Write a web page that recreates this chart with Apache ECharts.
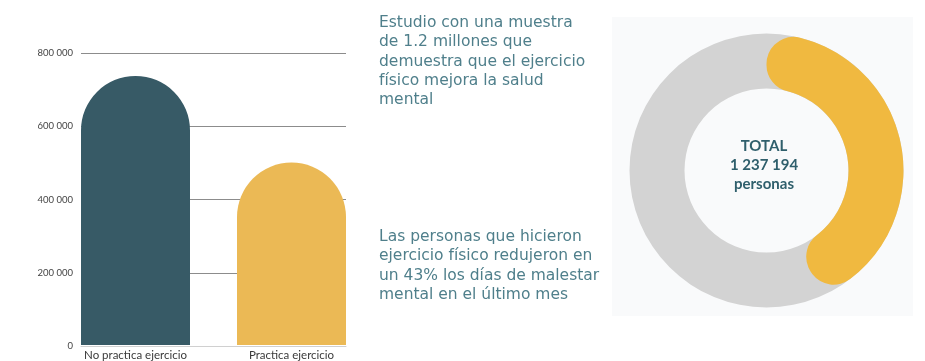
<!DOCTYPE html>
<html>
<head>
<meta charset="utf-8">
<script src="https://cdn.jsdelivr.net/npm/echarts@6/dist/echarts.min.js"></script>
<style>
  html, body { margin: 0; padding: 0; background: #ffffff; }
  #chart { width: 925px; height: 361px; }
</style>
</head>
<body>
<div id="chart"></div>
<script>
// Participants by exercise habit
const categories = ['No practica ejercicio', 'Practica ejercicio'];
const participants = [737194, 500000];
const barColors = ['#375a66', '#ebb955'];
const yTicks = [0, 200000, 400000, 600000, 800000];

// Ring shares (percent of the circle): practising exercise vs the rest
const ringLabels = ['Practica ejercicio', 'Resto'];
const ringShares = [43.5, 56.5];

const totalText = ['TOTAL', '1 237 194', 'personas'];
const introText = ['Estudio con una muestra', 'de 1.2 millones que', 'demuestra que el ejercicio', 'físico mejora la salud', 'mental'];
const resultText = ['Las personas que hicieron', 'ejercicio físico redujeron en', 'un 43% los días de malestar', 'mental en el último mes'];

const fmt = v => String(v).replace(/\B(?=(\d{3})+(?!\d))/g, ' ');

const chart = echarts.init(document.getElementById('chart'), null, { renderer: 'canvas' });

const gridTop = 53;
const gridHeight = 293;
const yMax = yTicks[yTicks.length - 1];
const yStep = yTicks[1] - yTicks[0];
const bodyFont = '15.5px "DejaVu Sans"';

chart.setOption({
  animation: false,
  backgroundColor: '#ffffff',
  grid: [
    // scale lines
    { left: 81, top: gridTop, width: 265, height: gridHeight },
    // bars
    { left: 57.5, top: gridTop, width: 312, height: gridHeight }
  ],
  xAxis: [
    {
      gridIndex: 0, type: 'category', data: categories,
      axisLine: { show: true, lineStyle: { color: '#d0d0d0', width: 1 } },
      axisTick: { show: false }, axisLabel: { show: false }, splitLine: { show: false }
    },
    {
      gridIndex: 1, type: 'category', data: categories,
      axisLine: { show: false }, axisTick: { show: false },
      axisLabel: { show: true, color: '#3a3a3a', fontFamily: 'Lato', fontSize: 11.5, margin: 4 }
    }
  ],
  yAxis: [
    {
      gridIndex: 0, type: 'value', min: 0, max: yMax, interval: yStep,
      axisLine: { show: false }, axisTick: { show: false },
      axisLabel: { color: '#444', fontFamily: 'Lato', fontSize: 9.5, margin: 8, formatter: fmt },
      splitLine: { show: true, lineStyle: { color: '#8c8c8c', width: 1 } }
    },
    {
      gridIndex: 1, type: 'value', min: 0, max: yMax, interval: yStep,
      axisLine: { show: false }, axisTick: { show: false },
      axisLabel: { show: false }, splitLine: { show: false }
    }
  ],
  graphic: [
    {
      type: 'rect', z: -10, silent: true,
      shape: { x: 612, y: 17, width: 301, height: 299 },
      style: { fill: '#f9fafb' }
    },
    {
      type: 'text', silent: true, z: 10,
      style: {
        x: 379, y: 13.5, text: introText.join('\n'),
        font: bodyFont, fill: '#4f7f8b', lineHeight: 19.3
      }
    },
    {
      type: 'text', silent: true, z: 10,
      style: {
        x: 379, y: 227.5, text: resultText.join('\n'),
        font: bodyFont, fill: '#4f7f8b', lineHeight: 19.3
      }
    },
    {
      type: 'text', silent: true, z: 10,
      style: {
        x: 764, y: 137, text: totalText.join('\n'), align: 'center',
        font: 'bold 15px "Lato"', fill: '#2f5f6c', lineHeight: 19
      }
    }
  ],
  series: [
    {
      type: 'bar', xAxisIndex: 1, yAxisIndex: 1, barWidth: 109,
      data: participants.map((v, i) => ({ value: v, itemStyle: { color: barColors[i] } })),
      itemStyle: { borderRadius: [54.5, 54.5, 0, 0] },
      z: 3
    },
    {
      type: 'pie', silent: true, center: [766.5, 170.5], radius: [82, 137],
      label: { show: false }, labelLine: { show: false },
      data: [{ name: 'Total', value: 1, itemStyle: { color: '#d3d3d3' } }],
      z: 1
    },
    {
      type: 'pie', silent: true, center: [766.5, 170.5], radius: [82, 137],
      startAngle: 90, clockwise: true,
      label: { show: false }, labelLine: { show: false },
      itemStyle: { borderRadius: 27 },
      data: ringShares.map((v, i) => ({
        name: ringLabels[i], value: v,
        itemStyle: { color: i === 0 ? '#f0b940' : 'rgba(0,0,0,0)' }
      })),
      z: 2
    }
  ]
});
</script>
</body>
</html>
+ + +
Transcribe the material exactly, and leave out whatever pictures it holds.

→ **Response below**:
Write a web page that recreates this chart with Apache ECharts.
<!DOCTYPE html>
<html>
<head>
<meta charset="utf-8">
<script src="https://cdn.jsdelivr.net/npm/echarts@6/dist/echarts.min.js"></script>
<style>
  html, body { margin: 0; padding: 0; background: #ffffff; }
  #chart { width: 925px; height: 361px; }
</style>
</head>
<body>
<div id="chart"></div>
<script>
// Participants by exercise habit
const categories = ['No practica ejercicio', 'Practica ejercicio'];
const participants = [737194, 500000];
const barColors = ['#375a66', '#ebb955'];
const yTicks = [0, 200000, 400000, 600000, 800000];

// Ring shares (percent of the circle): practising exercise vs the rest
const ringLabels = ['Practica ejercicio', 'Resto'];
const ringShares = [43.5, 56.5];

const totalText = ['TOTAL', '1 237 194', 'personas'];
const introText = ['Estudio con una muestra', 'de 1.2 millones que', 'demuestra que el ejercicio', 'físico mejora la salud', 'mental'];
const resultText = ['Las personas que hicieron', 'ejercicio físico redujeron en', 'un 43% los días de malestar', 'mental en el último mes'];

const fmt = v => String(v).replace(/\B(?=(\d{3})+(?!\d))/g, ' ');

const chart = echarts.init(document.getElementById('chart'), null, { renderer: 'canvas' });

const gridTop = 53;
const gridHeight = 293;
const yMax = yTicks[yTicks.length - 1];
const yStep = yTicks[1] - yTicks[0];
const bodyFont = '15.5px "DejaVu Sans"';

chart.setOption({
  animation: false,
  backgroundColor: '#ffffff',
  grid: [
    // scale lines
    { left: 81, top: gridTop, width: 265, height: gridHeight },
    // bars
    { left: 57.5, top: gridTop, width: 312, height: gridHeight }
  ],
  xAxis: [
    {
      gridIndex: 0, type: 'category', data: categories,
      axisLine: { show: true, lineStyle: { color: '#d0d0d0', width: 1 } },
      axisTick: { show: false }, axisLabel: { show: false }, splitLine: { show: false }
    },
    {
      gridIndex: 1, type: 'category', data: categories,
      axisLine: { show: false }, axisTick: { show: false },
      axisLabel: { show: true, color: '#3a3a3a', fontFamily: 'Lato', fontSize: 11.5, margin: 4 }
    }
  ],
  yAxis: [
    {
      gridIndex: 0, type: 'value', min: 0, max: yMax, interval: yStep,
      axisLine: { show: false }, axisTick: { show: false },
      axisLabel: { color: '#444', fontFamily: 'Lato', fontSize: 9.5, margin: 8, formatter: fmt },
      splitLine: { show: true, lineStyle: { color: '#8c8c8c', width: 1 } }
    },
    {
      gridIndex: 1, type: 'value', min: 0, max: yMax, interval: yStep,
      axisLine: { show: false }, axisTick: { show: false },
      axisLabel: { show: false }, splitLine: { show: false }
    }
  ],
  graphic: [
    {
      type: 'rect', z: -10, silent: true,
      shape: { x: 612, y: 17, width: 301, height: 299 },
      style: { fill: '#f9fafb' }
    },
    {
      type: 'text', silent: true, z: 10,
      style: {
        x: 379, y: 13.5, text: introText.join('\n'),
        font: bodyFont, fill: '#4f7f8b', lineHeight: 19.3
      }
    },
    {
      type: 'text', silent: true, z: 10,
      style: {
        x: 379, y: 227.5, text: resultText.join('\n'),
        font: bodyFont, fill: '#4f7f8b', lineHeight: 19.3
      }
    },
    {
      type: 'text', silent: true, z: 10,
      style: {
        x: 764, y: 137, text: totalText.join('\n'), align: 'center',
        font: 'bold 15px "Lato"', fill: '#2f5f6c', lineHeight: 19
      }
    }
  ],
  series: [
    {
      type: 'bar', xAxisIndex: 1, yAxisIndex: 1, barWidth: 109,
      data: participants.map((v, i) => ({ value: v, itemStyle: { color: barColors[i] } })),
      itemStyle: { borderRadius: [54.5, 54.5, 0, 0] },
      z: 3
    },
    {
      type: 'pie', silent: true, center: [766.5, 170.5], radius: [82, 137],
      label: { show: false }, labelLine: { show: false },
      data: [{ name: 'Total', value: 1, itemStyle: { color: '#d3d3d3' } }],
      z: 1
    },
    {
      type: 'pie', silent: true, center: [766.5, 170.5], radius: [82, 137],
      startAngle: 90, clockwise: true,
      label: { show: false }, labelLine: { show: false },
      itemStyle: { borderRadius: 27 },
      data: ringShares.map((v, i) => ({
        name: ringLabels[i], value: v,
        itemStyle: { color: i === 0 ? '#f0b940' : 'rgba(0,0,0,0)' }
      })),
      z: 2
    }
  ]
});
</script>
</body>
</html>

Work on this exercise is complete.